● **Data lines**
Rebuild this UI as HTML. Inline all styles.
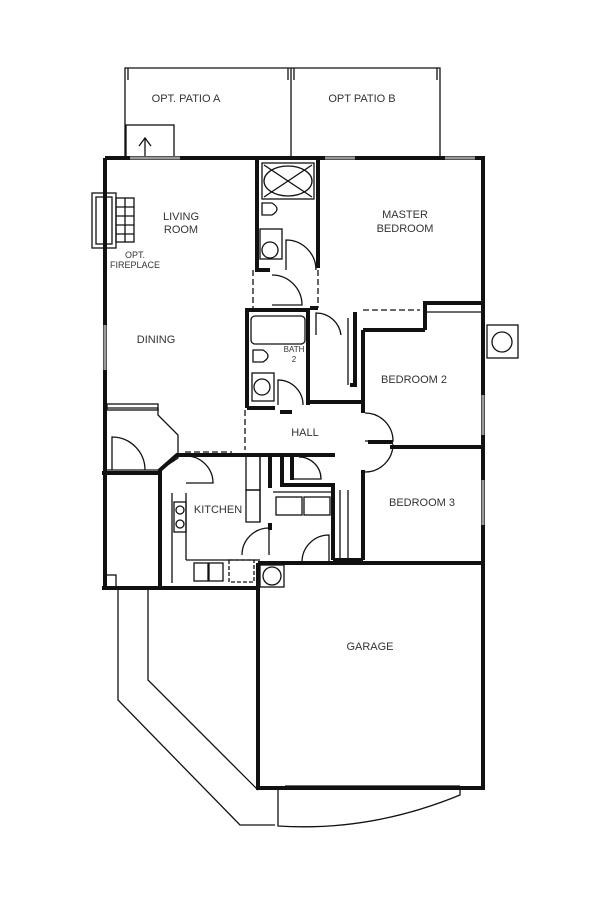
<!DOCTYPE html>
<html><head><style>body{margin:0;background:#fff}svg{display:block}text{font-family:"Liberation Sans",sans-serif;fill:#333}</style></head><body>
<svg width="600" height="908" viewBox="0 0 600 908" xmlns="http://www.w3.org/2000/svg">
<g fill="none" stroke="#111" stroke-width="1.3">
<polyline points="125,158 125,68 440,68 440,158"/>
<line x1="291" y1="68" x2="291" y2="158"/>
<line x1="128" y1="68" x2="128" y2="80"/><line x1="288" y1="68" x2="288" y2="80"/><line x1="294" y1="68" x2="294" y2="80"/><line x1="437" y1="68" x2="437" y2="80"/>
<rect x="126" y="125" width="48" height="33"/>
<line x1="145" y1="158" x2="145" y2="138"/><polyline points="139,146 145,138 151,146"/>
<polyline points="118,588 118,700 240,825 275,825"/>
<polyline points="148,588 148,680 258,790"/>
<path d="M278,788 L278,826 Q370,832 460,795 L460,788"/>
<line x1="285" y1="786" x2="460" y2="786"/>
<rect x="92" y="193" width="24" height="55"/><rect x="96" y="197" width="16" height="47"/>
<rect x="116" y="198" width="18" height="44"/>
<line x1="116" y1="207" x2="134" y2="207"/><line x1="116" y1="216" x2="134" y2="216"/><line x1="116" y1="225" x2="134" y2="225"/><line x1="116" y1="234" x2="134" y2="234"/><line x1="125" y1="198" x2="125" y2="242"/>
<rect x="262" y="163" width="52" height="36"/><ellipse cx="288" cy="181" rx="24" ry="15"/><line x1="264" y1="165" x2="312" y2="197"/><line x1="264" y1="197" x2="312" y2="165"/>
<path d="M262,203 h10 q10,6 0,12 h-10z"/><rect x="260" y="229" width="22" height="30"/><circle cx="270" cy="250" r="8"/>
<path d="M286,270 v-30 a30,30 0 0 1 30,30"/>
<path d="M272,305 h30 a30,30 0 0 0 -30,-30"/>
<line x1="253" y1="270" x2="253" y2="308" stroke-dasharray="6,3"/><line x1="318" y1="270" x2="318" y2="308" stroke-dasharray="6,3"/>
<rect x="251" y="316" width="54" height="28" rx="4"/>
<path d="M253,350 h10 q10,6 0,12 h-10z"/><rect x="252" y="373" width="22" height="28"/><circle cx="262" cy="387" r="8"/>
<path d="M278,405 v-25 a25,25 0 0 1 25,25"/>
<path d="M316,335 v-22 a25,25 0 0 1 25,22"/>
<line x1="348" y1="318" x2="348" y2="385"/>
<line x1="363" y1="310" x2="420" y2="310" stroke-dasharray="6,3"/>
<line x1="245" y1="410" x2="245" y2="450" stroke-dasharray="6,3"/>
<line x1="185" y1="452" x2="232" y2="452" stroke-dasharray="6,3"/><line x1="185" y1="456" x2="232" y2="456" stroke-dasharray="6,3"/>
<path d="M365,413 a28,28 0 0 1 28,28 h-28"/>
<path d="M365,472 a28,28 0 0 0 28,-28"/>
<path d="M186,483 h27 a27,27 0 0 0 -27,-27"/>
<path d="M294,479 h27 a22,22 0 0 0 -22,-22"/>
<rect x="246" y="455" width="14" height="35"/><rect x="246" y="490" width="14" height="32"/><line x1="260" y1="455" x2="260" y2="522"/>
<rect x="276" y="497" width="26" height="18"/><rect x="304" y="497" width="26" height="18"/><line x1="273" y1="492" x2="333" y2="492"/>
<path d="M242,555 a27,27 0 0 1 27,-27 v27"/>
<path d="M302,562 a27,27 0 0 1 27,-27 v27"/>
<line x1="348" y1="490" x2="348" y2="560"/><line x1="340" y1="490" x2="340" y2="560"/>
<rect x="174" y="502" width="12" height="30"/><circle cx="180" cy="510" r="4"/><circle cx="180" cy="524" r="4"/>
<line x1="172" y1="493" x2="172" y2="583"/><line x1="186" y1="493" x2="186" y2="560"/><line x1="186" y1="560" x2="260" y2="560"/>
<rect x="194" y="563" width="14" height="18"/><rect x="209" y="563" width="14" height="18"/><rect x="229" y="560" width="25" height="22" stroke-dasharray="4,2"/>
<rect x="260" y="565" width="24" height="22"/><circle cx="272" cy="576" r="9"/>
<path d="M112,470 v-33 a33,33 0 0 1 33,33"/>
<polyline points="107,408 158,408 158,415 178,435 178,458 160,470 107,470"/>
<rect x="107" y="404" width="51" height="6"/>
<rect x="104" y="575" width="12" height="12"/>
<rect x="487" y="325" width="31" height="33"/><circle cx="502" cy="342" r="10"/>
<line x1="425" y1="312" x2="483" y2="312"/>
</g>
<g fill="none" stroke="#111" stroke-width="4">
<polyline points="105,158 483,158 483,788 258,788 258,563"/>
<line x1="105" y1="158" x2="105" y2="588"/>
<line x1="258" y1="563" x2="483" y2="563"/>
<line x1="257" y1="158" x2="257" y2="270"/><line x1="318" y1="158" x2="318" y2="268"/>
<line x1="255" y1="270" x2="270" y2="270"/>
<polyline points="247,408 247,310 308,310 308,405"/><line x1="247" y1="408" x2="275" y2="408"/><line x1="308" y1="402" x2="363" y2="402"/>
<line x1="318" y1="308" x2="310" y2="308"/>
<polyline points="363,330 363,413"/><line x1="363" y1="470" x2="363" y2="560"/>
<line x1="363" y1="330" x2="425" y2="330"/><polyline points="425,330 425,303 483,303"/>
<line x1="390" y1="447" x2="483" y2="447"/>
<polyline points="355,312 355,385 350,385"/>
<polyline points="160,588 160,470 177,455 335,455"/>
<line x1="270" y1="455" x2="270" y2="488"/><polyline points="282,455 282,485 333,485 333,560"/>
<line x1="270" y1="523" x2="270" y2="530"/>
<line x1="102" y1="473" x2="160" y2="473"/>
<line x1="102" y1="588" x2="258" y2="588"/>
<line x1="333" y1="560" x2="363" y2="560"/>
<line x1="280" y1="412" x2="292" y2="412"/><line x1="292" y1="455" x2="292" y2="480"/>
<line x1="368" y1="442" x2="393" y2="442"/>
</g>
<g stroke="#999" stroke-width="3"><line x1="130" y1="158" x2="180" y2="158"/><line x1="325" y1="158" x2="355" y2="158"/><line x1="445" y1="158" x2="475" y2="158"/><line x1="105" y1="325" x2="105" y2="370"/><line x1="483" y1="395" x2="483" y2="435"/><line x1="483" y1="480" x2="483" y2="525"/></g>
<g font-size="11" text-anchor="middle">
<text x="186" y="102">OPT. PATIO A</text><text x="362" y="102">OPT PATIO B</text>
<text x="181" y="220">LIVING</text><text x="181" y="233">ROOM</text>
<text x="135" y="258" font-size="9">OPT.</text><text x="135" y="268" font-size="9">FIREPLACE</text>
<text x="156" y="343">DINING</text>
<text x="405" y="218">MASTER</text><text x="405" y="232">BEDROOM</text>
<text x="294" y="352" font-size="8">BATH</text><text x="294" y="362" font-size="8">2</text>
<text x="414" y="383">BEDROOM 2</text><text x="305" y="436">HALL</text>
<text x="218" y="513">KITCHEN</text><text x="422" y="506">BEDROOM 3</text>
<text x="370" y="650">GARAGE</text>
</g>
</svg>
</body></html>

● **Directions**
Write out the listing above exactly as it stands, pictures excluded.

● **Task output**
Rebuild this UI as HTML. Inline all styles.
<!DOCTYPE html>
<html><head><style>body{margin:0;background:#fff}svg{display:block}text{font-family:"Liberation Sans",sans-serif;fill:#333}</style></head><body>
<svg width="600" height="908" viewBox="0 0 600 908" xmlns="http://www.w3.org/2000/svg">
<g fill="none" stroke="#111" stroke-width="1.3">
<polyline points="125,158 125,68 440,68 440,158"/>
<line x1="291" y1="68" x2="291" y2="158"/>
<line x1="128" y1="68" x2="128" y2="80"/><line x1="288" y1="68" x2="288" y2="80"/><line x1="294" y1="68" x2="294" y2="80"/><line x1="437" y1="68" x2="437" y2="80"/>
<rect x="126" y="125" width="48" height="33"/>
<line x1="145" y1="158" x2="145" y2="138"/><polyline points="139,146 145,138 151,146"/>
<polyline points="118,588 118,700 240,825 275,825"/>
<polyline points="148,588 148,680 258,790"/>
<path d="M278,788 L278,826 Q370,832 460,795 L460,788"/>
<line x1="285" y1="786" x2="460" y2="786"/>
<rect x="92" y="193" width="24" height="55"/><rect x="96" y="197" width="16" height="47"/>
<rect x="116" y="198" width="18" height="44"/>
<line x1="116" y1="207" x2="134" y2="207"/><line x1="116" y1="216" x2="134" y2="216"/><line x1="116" y1="225" x2="134" y2="225"/><line x1="116" y1="234" x2="134" y2="234"/><line x1="125" y1="198" x2="125" y2="242"/>
<rect x="262" y="163" width="52" height="36"/><ellipse cx="288" cy="181" rx="24" ry="15"/><line x1="264" y1="165" x2="312" y2="197"/><line x1="264" y1="197" x2="312" y2="165"/>
<path d="M262,203 h10 q10,6 0,12 h-10z"/><rect x="260" y="229" width="22" height="30"/><circle cx="270" cy="250" r="8"/>
<path d="M286,270 v-30 a30,30 0 0 1 30,30"/>
<path d="M272,305 h30 a30,30 0 0 0 -30,-30"/>
<line x1="253" y1="270" x2="253" y2="308" stroke-dasharray="6,3"/><line x1="318" y1="270" x2="318" y2="308" stroke-dasharray="6,3"/>
<rect x="251" y="316" width="54" height="28" rx="4"/>
<path d="M253,350 h10 q10,6 0,12 h-10z"/><rect x="252" y="373" width="22" height="28"/><circle cx="262" cy="387" r="8"/>
<path d="M278,405 v-25 a25,25 0 0 1 25,25"/>
<path d="M316,335 v-22 a25,25 0 0 1 25,22"/>
<line x1="348" y1="318" x2="348" y2="385"/>
<line x1="363" y1="310" x2="420" y2="310" stroke-dasharray="6,3"/>
<line x1="245" y1="410" x2="245" y2="450" stroke-dasharray="6,3"/>
<line x1="185" y1="452" x2="232" y2="452" stroke-dasharray="6,3"/><line x1="185" y1="456" x2="232" y2="456" stroke-dasharray="6,3"/>
<path d="M365,413 a28,28 0 0 1 28,28 h-28"/>
<path d="M365,472 a28,28 0 0 0 28,-28"/>
<path d="M186,483 h27 a27,27 0 0 0 -27,-27"/>
<path d="M294,479 h27 a22,22 0 0 0 -22,-22"/>
<rect x="246" y="455" width="14" height="35"/><rect x="246" y="490" width="14" height="32"/><line x1="260" y1="455" x2="260" y2="522"/>
<rect x="276" y="497" width="26" height="18"/><rect x="304" y="497" width="26" height="18"/><line x1="273" y1="492" x2="333" y2="492"/>
<path d="M242,555 a27,27 0 0 1 27,-27 v27"/>
<path d="M302,562 a27,27 0 0 1 27,-27 v27"/>
<line x1="348" y1="490" x2="348" y2="560"/><line x1="340" y1="490" x2="340" y2="560"/>
<rect x="174" y="502" width="12" height="30"/><circle cx="180" cy="510" r="4"/><circle cx="180" cy="524" r="4"/>
<line x1="172" y1="493" x2="172" y2="583"/><line x1="186" y1="493" x2="186" y2="560"/><line x1="186" y1="560" x2="260" y2="560"/>
<rect x="194" y="563" width="14" height="18"/><rect x="209" y="563" width="14" height="18"/><rect x="229" y="560" width="25" height="22" stroke-dasharray="4,2"/>
<rect x="260" y="565" width="24" height="22"/><circle cx="272" cy="576" r="9"/>
<path d="M112,470 v-33 a33,33 0 0 1 33,33"/>
<polyline points="107,408 158,408 158,415 178,435 178,458 160,470 107,470"/>
<rect x="107" y="404" width="51" height="6"/>
<rect x="104" y="575" width="12" height="12"/>
<rect x="487" y="325" width="31" height="33"/><circle cx="502" cy="342" r="10"/>
<line x1="425" y1="312" x2="483" y2="312"/>
</g>
<g fill="none" stroke="#111" stroke-width="4">
<polyline points="105,158 483,158 483,788 258,788 258,563"/>
<line x1="105" y1="158" x2="105" y2="588"/>
<line x1="258" y1="563" x2="483" y2="563"/>
<line x1="257" y1="158" x2="257" y2="270"/><line x1="318" y1="158" x2="318" y2="268"/>
<line x1="255" y1="270" x2="270" y2="270"/>
<polyline points="247,408 247,310 308,310 308,405"/><line x1="247" y1="408" x2="275" y2="408"/><line x1="308" y1="402" x2="363" y2="402"/>
<line x1="318" y1="308" x2="310" y2="308"/>
<polyline points="363,330 363,413"/><line x1="363" y1="470" x2="363" y2="560"/>
<line x1="363" y1="330" x2="425" y2="330"/><polyline points="425,330 425,303 483,303"/>
<line x1="390" y1="447" x2="483" y2="447"/>
<polyline points="355,312 355,385 350,385"/>
<polyline points="160,588 160,470 177,455 335,455"/>
<line x1="270" y1="455" x2="270" y2="488"/><polyline points="282,455 282,485 333,485 333,560"/>
<line x1="270" y1="523" x2="270" y2="530"/>
<line x1="102" y1="473" x2="160" y2="473"/>
<line x1="102" y1="588" x2="258" y2="588"/>
<line x1="333" y1="560" x2="363" y2="560"/>
<line x1="280" y1="412" x2="292" y2="412"/><line x1="292" y1="455" x2="292" y2="480"/>
<line x1="368" y1="442" x2="393" y2="442"/>
</g>
<g stroke="#999" stroke-width="3"><line x1="130" y1="158" x2="180" y2="158"/><line x1="325" y1="158" x2="355" y2="158"/><line x1="445" y1="158" x2="475" y2="158"/><line x1="105" y1="325" x2="105" y2="370"/><line x1="483" y1="395" x2="483" y2="435"/><line x1="483" y1="480" x2="483" y2="525"/></g>
<g font-size="11" text-anchor="middle">
<text x="186" y="102">OPT. PATIO A</text><text x="362" y="102">OPT PATIO B</text>
<text x="181" y="220">LIVING</text><text x="181" y="233">ROOM</text>
<text x="135" y="258" font-size="9">OPT.</text><text x="135" y="268" font-size="9">FIREPLACE</text>
<text x="156" y="343">DINING</text>
<text x="405" y="218">MASTER</text><text x="405" y="232">BEDROOM</text>
<text x="294" y="352" font-size="8">BATH</text><text x="294" y="362" font-size="8">2</text>
<text x="414" y="383">BEDROOM 2</text><text x="305" y="436">HALL</text>
<text x="218" y="513">KITCHEN</text><text x="422" y="506">BEDROOM 3</text>
<text x="370" y="650">GARAGE</text>
</g>
</svg>
</body></html>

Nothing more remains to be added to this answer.